Burt v. State
This text of 72 So. 266 (Burt v. State) is published on Counsel Stack Legal Research, covering Alabama Court of Appeals primary law. Counsel Stack provides free access to over 12 million legal documents including statutes, case law, regulations, and constitutions.
Opinion
The defendant was tried on an affidavit and warrant charging him with selling, keeping for sale, or otherwise disposing of prohibited liquors contrary to law. The affidavit is in the form prescribed by law. — Acts 1909, p. 90, § 29y>; Acts 1915, p. 30, § 29i/2.
(1) The evidence of the state’s witness afforded an inference that the defendant was guilty of the offense of transporting or-delivering for another prohibited liquors, as denounced and made a violation of law under the provisions of section 24 of the act referred to, and the affidavit is broad enough to charge the offense denounced by that section.—Bush v. State, Infra, 67 South. 847; Harrison v. State, 13 Ala. App. 354, 69 South. 383; Arrington v. State, 13 Ala. App. 359, 69 South. 385; Ex parte Arrington, 195 Ala. 682, 70 South. 1012. The charges requested by the defendant asserting, in substance, that the defendant in the case on trial, charged with selling, keeping for sale, or otherwise disposing of liquor contrary to law, could not be convicted of unlawfully transporting prohibited liquors, were properly refused, for the reason that such an offense was comprehended within the charge preferred, and upon which the defendant was being tried. —Authorities supra. The charges given at the request of the defendant fully cover all correct propositions of law asserted in other special charges refused to the defendant.

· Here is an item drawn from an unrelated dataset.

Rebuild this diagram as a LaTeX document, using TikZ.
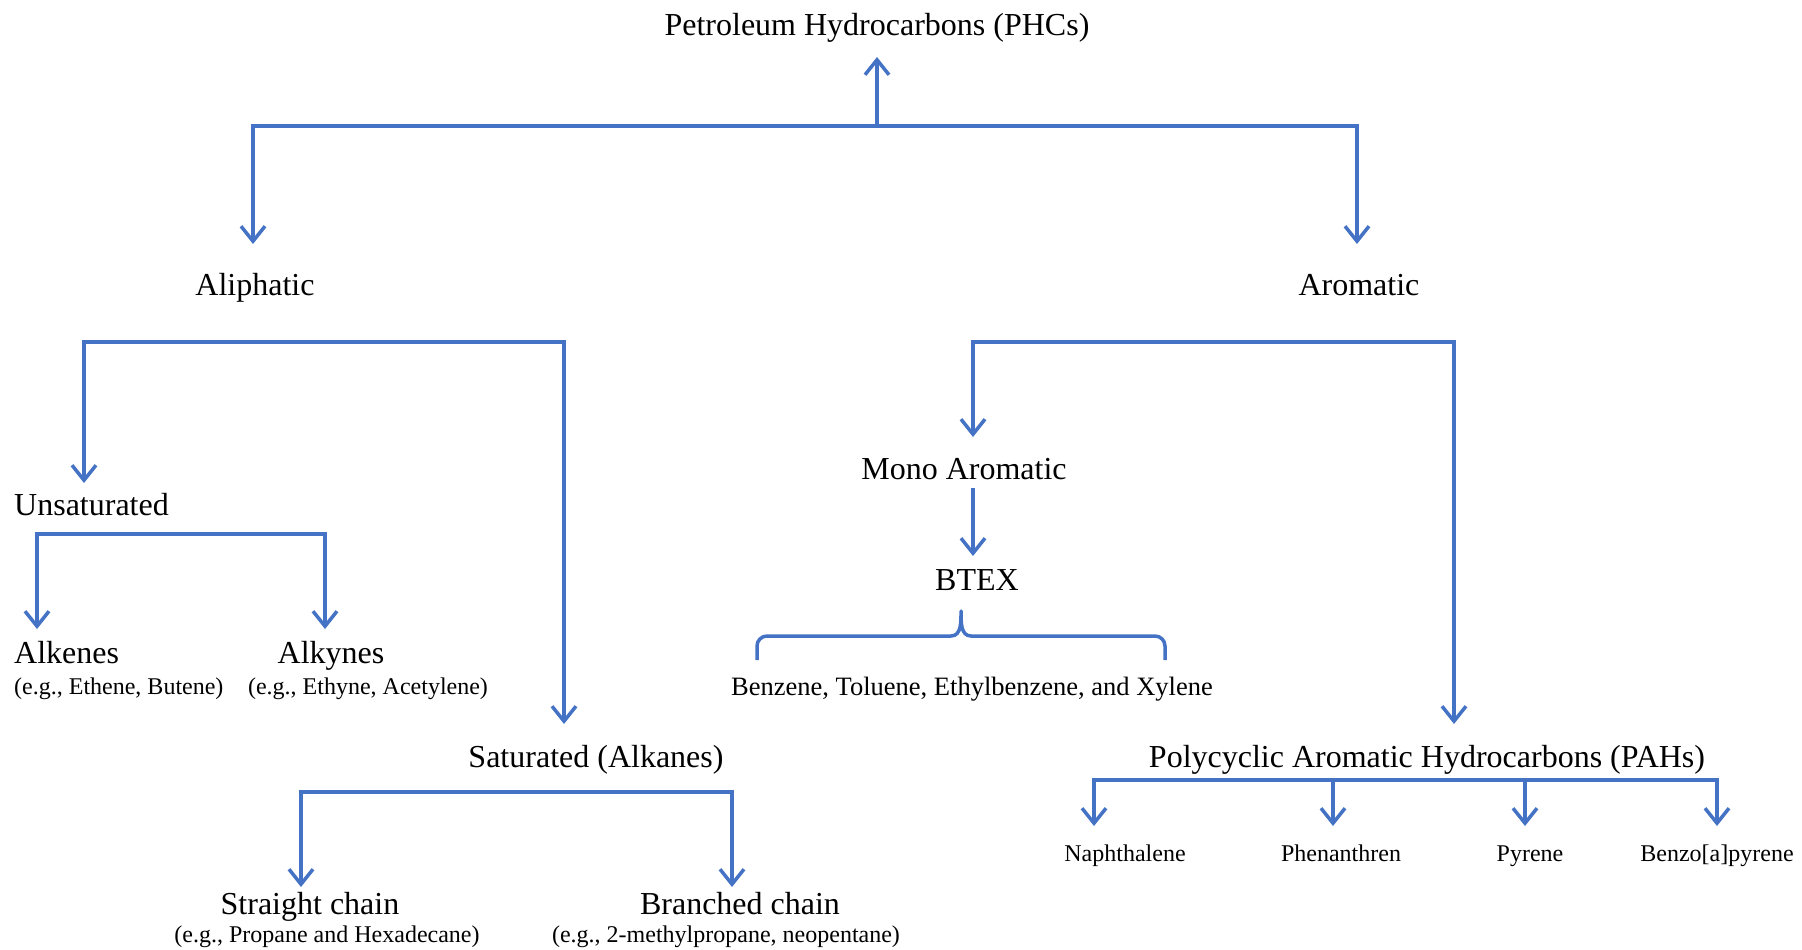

The defendant’s evidence was to the effect that he was a public hack driver, and was returning from a trip made with a passenger when stopped at this point by the unknown person requesting him to be taken as a passenger; that he did not know what the packages deposited in his hack by this unknown person contained. We think the state’s evidence was sufficient to submit the question of the defendant’s guilt or innocence of unlawfully transporting prohibited liquors for another in violation of the prohibition laws to the jury, and that the court properly refused the general charge requested by the defendant.
Affirmed.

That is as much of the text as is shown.